Puzzles involving two or three properties of people or objects, commonly solved by Venn diagrams, are popular with teachers, and perhaps not so popular with students! Several have asked about them recently, leading me to catalog our past answers about them, to find the most useful examples to point to. Some of these are very easy, some much harder, and solved by different techniques. Let’s look at a few of them, including some where the meaning is easy to get wrong.

## The basics: two sets

We’ll start with a simple problem involving two sets, from 1996:

How Many are in the Group?

Mr. Jackson polled the class to see how many students had been to one or both of the nearby state parks. He found that everyone in Katie's group had been to at least one of the parks. When he asked how many had been to Punta de las Cuevas, four children raised their hands. When he asked how many had been to Salt Bay, three raised their hands. When he asked how many had been to both state parks, two raised their hands. How many people were in Katie's group?

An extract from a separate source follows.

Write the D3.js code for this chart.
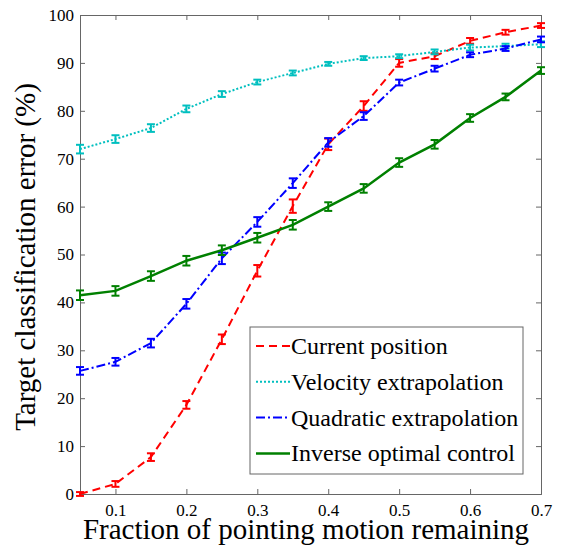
<!DOCTYPE html>
<html>
<head>
<meta charset="utf-8">
<script src="https://cdn.jsdelivr.net/npm/d3@7"></script>
<style>
    body { margin: 0; background: #fff; }
    text { font-family: "Liberation Serif", "Times New Roman", serif; fill: #000; }
</style>
</head>
<body>
<div id="chart"></div>
<script>
var fractions = [0.05, 0.1, 0.15, 0.2, 0.25, 0.3, 0.35, 0.4, 0.45, 0.5, 0.55, 0.6, 0.65, 0.7];

var currentPosition = [0, 2.1, 7.7, 18.6, 32.3, 46.6, 60.1, 73.0, 81.0, 90.0, 91.4, 94.6, 96.4, 97.8];
var currentPositionErr = [0.4, 0.6, 0.8, 0.8, 1.0, 1.2, 1.4, 1.2, 1.0, 0.8, 0.6, 0.6, 0.5, 0.5];

var velocityExtrap = [72.0, 74.1, 76.4, 80.4, 83.5, 86.0, 87.9, 89.8, 91.0, 91.4, 92.3, 93.2, 93.5, 93.9];
var velocityExtrapErr = [0.9, 0.8, 0.8, 0.7, 0.6, 0.5, 0.5, 0.4, 0.4, 0.4, 0.5, 0.6, 0.5, 0.6];

var quadraticExtrap = [25.7, 27.6, 31.5, 39.7, 49.2, 56.8, 64.9, 73.4, 78.9, 85.9, 88.8, 91.7, 93.0, 94.9];
var quadraticExtrapErr = [0.8, 0.8, 0.9, 1.0, 1.2, 1.0, 1.0, 0.9, 0.8, 0.6, 0.6, 0.5, 0.5, 0.6];

var inverseOptimal = [41.5, 42.4, 45.5, 48.7, 50.9, 53.5, 56.2, 60.0, 63.8, 69.2, 73.0, 78.5, 82.9, 88.4];
var inverseOptimalErr = [1.0, 1.0, 1.0, 1.0, 1.0, 1.0, 1.0, 0.9, 0.9, 0.9, 0.9, 0.8, 0.7, 0.7];

var xTicks = [0.1, 0.2, 0.3, 0.4, 0.5, 0.6, 0.7];
var yTicks = [0, 10, 20, 30, 40, 50, 60, 70, 80, 90, 100];

var seriesNames = ["Current position", "Velocity extrapolation", "Quadratic extrapolation", "Inverse optimal control"];

var series = [
    { name: seriesNames[0], values: currentPosition, err: currentPositionErr, color: "#ff0000", dash: "8,5", width: 2 },
    { name: seriesNames[1], values: velocityExtrap, err: velocityExtrapErr, color: "#00bfbf", dash: "2,2", width: 2 },
    { name: seriesNames[2], values: quadraticExtrap, err: quadraticExtrapErr, color: "#0000ff", dash: "9,3,2,3", width: 2 },
    { name: seriesNames[3], values: inverseOptimal, err: inverseOptimalErr, color: "#008000", dash: null, width: 2.5 }
];

var width = 566, height = 548;
// note: "top" clashes with window.top, so prefix these
var plotLeft = 80, plotRight = 541, plotTop = 15, plotBottom = 494;

var svg = d3.select("#chart")
    .append("svg")
    .attr("width", width)
    .attr("height", height);

var x = d3.scaleLinear().domain([0.05, 0.7]).range([plotLeft, plotRight]);
var y = d3.scaleLinear().domain([0, 100]).range([plotBottom, plotTop]);

// axes box, ticks point inwards like matlab
var axisColor = "#666";

function styleAxis(g) {
    g.select(".domain").attr("stroke", axisColor);
    g.selectAll(".tick line").attr("stroke", axisColor);
    g.selectAll(".tick text").attr("font-size", 17).attr("font-family", "Liberation Serif");
}

svg.append("g")
    .attr("transform", "translate(0," + plotBottom + ")")
    .call(d3.axisBottom(x).tickValues(xTicks).tickSize(-5).tickPadding(10).tickFormat(d3.format(".1f")))
    .call(styleAxis);

svg.append("g")
    .attr("transform", "translate(0," + plotTop + ")")
    .call(d3.axisTop(x).tickValues(xTicks).tickSize(-5).tickFormat(""))
    .call(styleAxis);

svg.append("g")
    .attr("transform", "translate(" + plotLeft + ",0)")
    .call(d3.axisLeft(y).tickValues(yTicks).tickSize(-5).tickPadding(6))
    .call(styleAxis);

svg.append("g")
    .attr("transform", "translate(" + plotRight + ",0)")
    .call(d3.axisRight(y).tickValues(yTicks).tickSize(-5).tickFormat(""))
    .call(styleAxis);

var line = d3.line()
    .x(function (d) { return x(d[0]); })
    .y(function (d) { return y(d[1]); });

var plot = svg.append("g");

series.forEach(function (s) {
    var pts = fractions.map(function (f, i) { return [f, s.values[i], s.err[i]]; });

    plot.append("path")
        .attr("d", line(pts))
        .attr("fill", "none")
        .attr("stroke", s.color)
        .attr("stroke-width", s.width)
        .attr("stroke-dasharray", s.dash);

    // error bars with caps
    var bars = plot.append("g").selectAll("g")
        .data(pts)
        .enter().append("g")
        .attr("stroke", s.color)
        .attr("stroke-width", 2);

    bars.append("line")
        .attr("x1", function (d) { return x(d[0]); })
        .attr("x2", function (d) { return x(d[0]); })
        .attr("y1", function (d) { return y(d[1] - d[2]); })
        .attr("y2", function (d) { return y(d[1] + d[2]); });

    bars.append("line")
        .attr("x1", function (d) { return x(d[0]) - 4; })
        .attr("x2", function (d) { return x(d[0]) + 4; })
        .attr("y1", function (d) { return y(d[1] - d[2]); })
        .attr("y2", function (d) { return y(d[1] - d[2]); });

    bars.append("line")
        .attr("x1", function (d) { return x(d[0]) - 4; })
        .attr("x2", function (d) { return x(d[0]) + 4; })
        .attr("y1", function (d) { return y(d[1] + d[2]); })
        .attr("y2", function (d) { return y(d[1] + d[2]); });
});

// legend
var legend = svg.append("g").attr("transform", "translate(250,327)");

legend.append("rect")
    .attr("width", 273)
    .attr("height", 147)
    .attr("fill", "#fff")
    .attr("stroke", axisColor)
    .attr("stroke-width", 1);

var items = legend.selectAll("g.item")
    .data(series)
    .enter().append("g")
    .attr("class", "item")
    .attr("transform", function (d, i) { return "translate(0," + (19 + i * 35.8) + ")"; });

items.append("line")
    .attr("x1", 6)
    .attr("x2", 40)
    .attr("stroke", function (d) { return d.color; })
    .attr("stroke-width", function (d) { return d.width; })
    .attr("stroke-dasharray", function (d) { return d.dash; });

items.append("text")
    .attr("x", 41)
    .attr("y", 8)
    .attr("font-size", 24)
    .text(function (d) { return d.name; });

// axis titles
svg.append("text")
    .attr("x", 306)
    .attr("y", 539)
    .attr("text-anchor", "middle")
    .attr("font-size", 29)
    .text("Fraction of pointing motion remaining");

svg.append("text")
    .attr("transform", "translate(35,257) rotate(-90)")
    .attr("text-anchor", "middle")
    .attr("font-size", 29)
    .text("Target classification error (%)");
</script>
</body>
</html>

This is a very straightforward example, and two of us answered it. First, Doctor Dennis:

Questions like this are often very easy using Venn Diagrams. Imagine you have a big rectangle. In that big rectangle are two circles which are partially overlapping. Now, say that all the students at the table are represented by the stuff within the rectangle. Call one circle people who have gone to Punta de las Cuevas and the other circle people who have gone to Salt Bay.

Now, since two have been to both parks there are two students in the area that is the intersection of the circles. The Salt Bay circle should have 3 people in it, but there are already two people in the part of the circle that intersects with the other circle, so there is just one person in the part of the Salt Bay circle that is not within the other circle. Similarly, there will be 2 people in the Punta de las Cuevas circle that are not in the part that overlaps the Salt Bay circle. so there are 2 + 2 + 1 = 5 kids total.

This is typical of many more complicated problems, in that the key idea is subtraction. We know the whole of a set, and one part, so we subtract to find the other part.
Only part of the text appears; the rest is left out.